Fast Identification identifies files by file extension only and is the fastest method by which we identify files. File extensions are the characters following the file name and . (dot). Those file extensions may look like the examples below:
- Dog Picture.jpg
- Dog Article.doc
- Dog Article.docx
This method will not identify files without file extensions or that have the wrong file extension.
Sometimes files do not have file extensions. This can happen with internet cache files, or apps that specifically do not save files with an extension (to prevent user interaction outside of the application). In this case we rely on the file signature, also called the file header or magic number.A file signature is a unique sequence of identifying bytes written to a file's header. On a Windows system, a file signature is normally contained within the first 20 bytes of the file.
When we look at a file, for example, a JPG image file, the device has interpreted it to be an image file by the file extension and displays the image to you. But if we remove the file extension JPG, how does the device know what type of file it is and what to display? The device will revert to the file header and read the first few bytes and describe prior data.
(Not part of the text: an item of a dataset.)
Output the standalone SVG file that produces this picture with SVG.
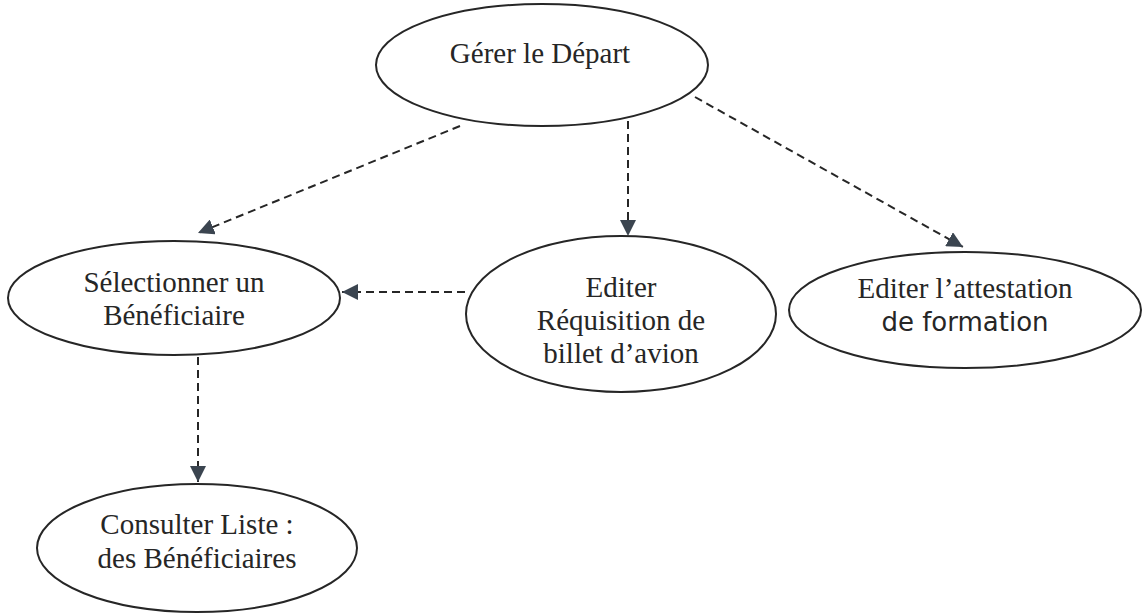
<svg xmlns="http://www.w3.org/2000/svg" width="1144" height="615" viewBox="0 0 1144 615">
  <style>
    .uc { fill: #ffffff; stroke: #262626; stroke-width: 2; }
    .lbl { font-family: "Liberation Serif", "Times New Roman", serif; font-size: 29px; fill: #262626; text-anchor: middle; }
    .lbl-sans { font-family: "DejaVu Sans", "Liberation Sans", sans-serif; font-size: 26px; fill: #262626; text-anchor: middle; }
    .dep { fill: none; stroke: #262626; stroke-width: 2; stroke-dasharray: 8 5; }
  </style>
  <defs>
    <marker id="head" markerUnits="userSpaceOnUse" markerWidth="18" markerHeight="16" refX="16" refY="8" orient="auto">
      <path d="M0,0 L16,8 L0,16 z" fill="#3b4550"/>
    </marker>
  </defs>
  <rect width="1144" height="615" fill="#ffffff"/>

  <!-- dependency connectors -->
  <g id="connectors">
    <line class="dep" x1="460" y1="126" x2="198" y2="233" marker-end="url(#head)"/>
    <line class="dep" x1="628" y1="121" x2="628" y2="236" marker-end="url(#head)"/>
    <line class="dep" x1="695" y1="97" x2="963" y2="247" marker-end="url(#head)"/>
    <line class="dep" x1="465" y1="292" x2="342" y2="292" marker-end="url(#head)"/>
    <line class="dep" x1="198" y1="357" x2="198" y2="482" marker-end="url(#head)"/>
  </g>

  <g id="gerer-depart">
    <ellipse class="uc" cx="542" cy="65" rx="166" ry="61"/>
    <text class="lbl" x="540" y="63">Gérer le Départ</text>
  </g>

  <g id="selectionner-beneficiaire">
    <ellipse class="uc" cx="174" cy="298" rx="166" ry="57"/>
    <text class="lbl" x="174" y="292">Sélectionner un</text>
    <text class="lbl" x="174" y="325">Bénéficiaire</text>
  </g>

  <g id="editer-requisition">
    <ellipse class="uc" cx="621" cy="314" rx="155" ry="78"/>
    <text class="lbl" x="621" y="297">Editer</text>
    <text class="lbl" x="621" y="330">Réquisition de</text>
    <text class="lbl" x="621" y="363">billet d’avion</text>
  </g>

  <g id="editer-attestation">
    <ellipse class="uc" cx="965" cy="310" rx="176" ry="58"/>
    <text class="lbl" x="965" y="298">Editer l’attestation</text>
    <text class="lbl-sans" x="965" y="331">de formation</text>
  </g>

  <g id="consulter-liste">
    <ellipse class="uc" cx="197" cy="548" rx="160" ry="64"/>
    <text class="lbl" x="197" y="534">Consulter Liste :</text>
    <text class="lbl" x="197" y="568">des Bénéficiaires</text>
  </g>
</svg>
These first bytes are specific to the file type.
The next method for identifying files is thorough identification for files without extensions. We will identify all files by file extension. However, if a file does not have a file extension, we will look at the file header for that specific file and identify it. This allows us to retain the speed of identifying files quickly to get more data, such as cache files and files specifically created without extensions. This is also referred to as "speed optimized". Any Search Profile labeled as "speed optimized" has this identification method selected.
Our third option is thorough identification for all files. This method exclusively looks at the file header of each and every file and determines what type of file it is, regardless of the file extension. This is a longer process; however, it will give you mismatched files, or files where the files extension does not match the file header. An example is shown here where all of the image files have the wrong file extension, and are recorded as such in the file properties.
To summarize, fast identification is for file extensions only- we think of this as the fastest, where you can get to the low-hanging fruit. Thorough file identification for files without extensions is "speed optimized" and focuses on the file extension first, if there is no file extension file header. Finally, thorough file identification for all files is the most comprehensive option which allow for search of mismatched files and file header analysis only.